Provided material ->
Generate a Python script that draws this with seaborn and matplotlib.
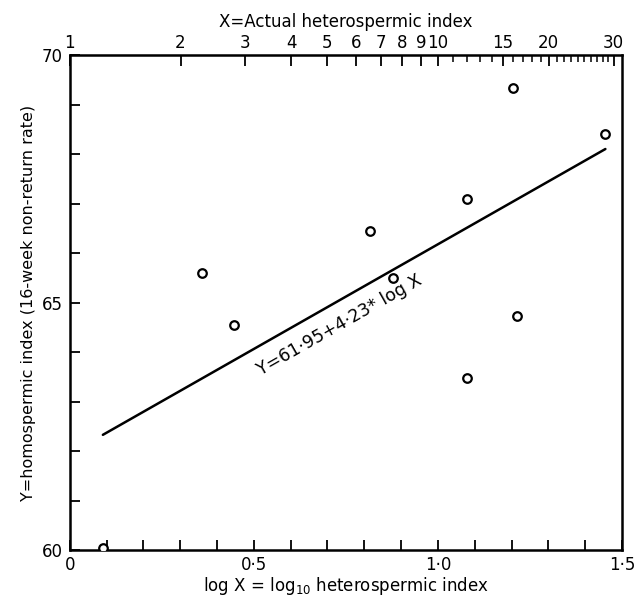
import numpy as np
import pandas as pd
import matplotlib
matplotlib.use("Agg")
import matplotlib.pyplot as plt
import seaborn as sns

# points (log10 of heterospermic index, non-return rate)
log_x = [0.09, 0.358, 0.446, 0.815, 0.877, 1.078, 1.078, 1.203, 1.215, 1.455]
y_rate = [60.05, 65.59, 64.55, 66.45, 65.50, 67.09, 63.48, 69.33, 64.74, 68.40]

# fitted line Y = a + b*logX
intercept = 61.95
slope = 4.23

top_major = [1, 2, 3, 4, 5, 6, 7, 8, 9, 10, 15, 20, 30]
top_minor = [11, 12, 13, 14, 16, 17, 18, 19, 21, 22, 23, 24, 25, 26, 27, 28, 29]
bottom_labels = {0.0: "0", 0.5: "0·5", 1.0: "1·0", 1.5: "1·5"}

sns.set_style("ticks")
plt.rcParams['font.family'] = ['DejaVu Sans']
plt.rcParams.update({"text.color": "black", "axes.labelcolor": "black",
                     "xtick.color": "black", "ytick.color": "black"})

df = pd.DataFrame({"logx": log_x, "y": y_rate})
fit_x = np.array([min(log_x), max(log_x)])
fit_df = pd.DataFrame({"logx": fit_x, "y": intercept + slope * fit_x})

fig = plt.figure(figsize=(6.34, 6.0), dpi=100)
ax = fig.add_axes([0.110, 0.083, 0.871, 0.825])

sns.lineplot(data=fit_df, x="logx", y="y", ax=ax, color="black", linewidth=1.8)
sns.scatterplot(data=df, x="logx", y="y", ax=ax, marker="o", s=38,
                facecolor="white", edgecolor="black", linewidth=1.6, zorder=5)

ax.set_xlim(0, 1.5)
ax.set_ylim(60, 70)

# bottom axis
ax.set_xticks(np.arange(0, 1.51, 0.1))
ax.set_xticklabels([bottom_labels.get(round(t, 1), "") for t in np.arange(0, 1.51, 0.1)])
ax.set_yticks(np.arange(60, 70.1, 1))
ax.set_yticklabels([str(int(t)) if t in (60, 65, 70) else "" for t in np.arange(60, 70.1, 1)])
ax.tick_params(axis="both", direction="in", length=7, width=1.3, labelsize=12)
ax.tick_params(axis="x", pad=4)
ax.tick_params(axis="y", pad=5)
ax.set_xlabel("log X = log$_{10}$ heterospermic index", fontsize=12, labelpad=1)
ax.set_ylabel("Y=homospermic index (16-week non-return rate)", fontsize=11.5, labelpad=4)

for side in ["left", "right", "top", "bottom"]:
    ax.spines[side].set_linewidth(1.8)
    ax.spines[side].set_color("black")

# top axis in actual index units
top = ax.secondary_xaxis("top")
top.set_xticks(np.log10(top_major))
top.set_xticklabels([str(v) for v in top_major])
top.set_xticks(np.log10(top_minor), minor=True)
top.tick_params(axis="x", which="major", direction="in", length=8, width=1.3, labelsize=12, pad=2)
top.tick_params(axis="x", which="minor", direction="in", length=5, width=1.1)
top.set_xlabel("X=Actual heterospermic index", fontsize=12, labelpad=5)

# equation written along the line
angle = np.degrees(np.arctan(slope * (0.825 * 600 / 10) / (0.871 * 634 / 1.5)))
tx = 0.72
ax.text(tx, intercept + slope * tx - 0.3, "Y=61·95+4·23* log X", rotation=angle,
        rotation_mode="anchor", ha="center", va="top", fontsize=12.5)

fig.savefig("out.png", dpi=100)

What is asked -> The material above holds pictures; copy everything else in it exactly.

Solution to the exercise ->
Generate a Python script that draws this with seaborn and matplotlib.
import numpy as np
import pandas as pd
import matplotlib
matplotlib.use("Agg")
import matplotlib.pyplot as plt
import seaborn as sns

# points (log10 of heterospermic index, non-return rate)
log_x = [0.09, 0.358, 0.446, 0.815, 0.877, 1.078, 1.078, 1.203, 1.215, 1.455]
y_rate = [60.05, 65.59, 64.55, 66.45, 65.50, 67.09, 63.48, 69.33, 64.74, 68.40]

# fitted line Y = a + b*logX
intercept = 61.95
slope = 4.23

top_major = [1, 2, 3, 4, 5, 6, 7, 8, 9, 10, 15, 20, 30]
top_minor = [11, 12, 13, 14, 16, 17, 18, 19, 21, 22, 23, 24, 25, 26, 27, 28, 29]
bottom_labels = {0.0: "0", 0.5: "0·5", 1.0: "1·0", 1.5: "1·5"}

sns.set_style("ticks")
plt.rcParams['font.family'] = ['DejaVu Sans']
plt.rcParams.update({"text.color": "black", "axes.labelcolor": "black",
                     "xtick.color": "black", "ytick.color": "black"})

df = pd.DataFrame({"logx": log_x, "y": y_rate})
fit_x = np.array([min(log_x), max(log_x)])
fit_df = pd.DataFrame({"logx": fit_x, "y": intercept + slope * fit_x})

fig = plt.figure(figsize=(6.34, 6.0), dpi=100)
ax = fig.add_axes([0.110, 0.083, 0.871, 0.825])

sns.lineplot(data=fit_df, x="logx", y="y", ax=ax, color="black", linewidth=1.8)
sns.scatterplot(data=df, x="logx", y="y", ax=ax, marker="o", s=38,
                facecolor="white", edgecolor="black", linewidth=1.6, zorder=5)

ax.set_xlim(0, 1.5)
ax.set_ylim(60, 70)

# bottom axis
ax.set_xticks(np.arange(0, 1.51, 0.1))
ax.set_xticklabels([bottom_labels.get(round(t, 1), "") for t in np.arange(0, 1.51, 0.1)])
ax.set_yticks(np.arange(60, 70.1, 1))
ax.set_yticklabels([str(int(t)) if t in (60, 65, 70) else "" for t in np.arange(60, 70.1, 1)])
ax.tick_params(axis="both", direction="in", length=7, width=1.3, labelsize=12)
ax.tick_params(axis="x", pad=4)
ax.tick_params(axis="y", pad=5)
ax.set_xlabel("log X = log$_{10}$ heterospermic index", fontsize=12, labelpad=1)
ax.set_ylabel("Y=homospermic index (16-week non-return rate)", fontsize=11.5, labelpad=4)

for side in ["left", "right", "top", "bottom"]:
    ax.spines[side].set_linewidth(1.8)
    ax.spines[side].set_color("black")

# top axis in actual index units
top = ax.secondary_xaxis("top")
top.set_xticks(np.log10(top_major))
top.set_xticklabels([str(v) for v in top_major])
top.set_xticks(np.log10(top_minor), minor=True)
top.tick_params(axis="x", which="major", direction="in", length=8, width=1.3, labelsize=12, pad=2)
top.tick_params(axis="x", which="minor", direction="in", length=5, width=1.1)
top.set_xlabel("X=Actual heterospermic index", fontsize=12, labelpad=5)

# equation written along the line
angle = np.degrees(np.arctan(slope * (0.825 * 600 / 10) / (0.871 * 634 / 1.5)))
tx = 0.72
ax.text(tx, intercept + slope * tx - 0.3, "Y=61·95+4·23* log X", rotation=angle,
        rotation_mode="anchor", ha="center", va="top", fontsize=12.5)

fig.savefig("out.png", dpi=100)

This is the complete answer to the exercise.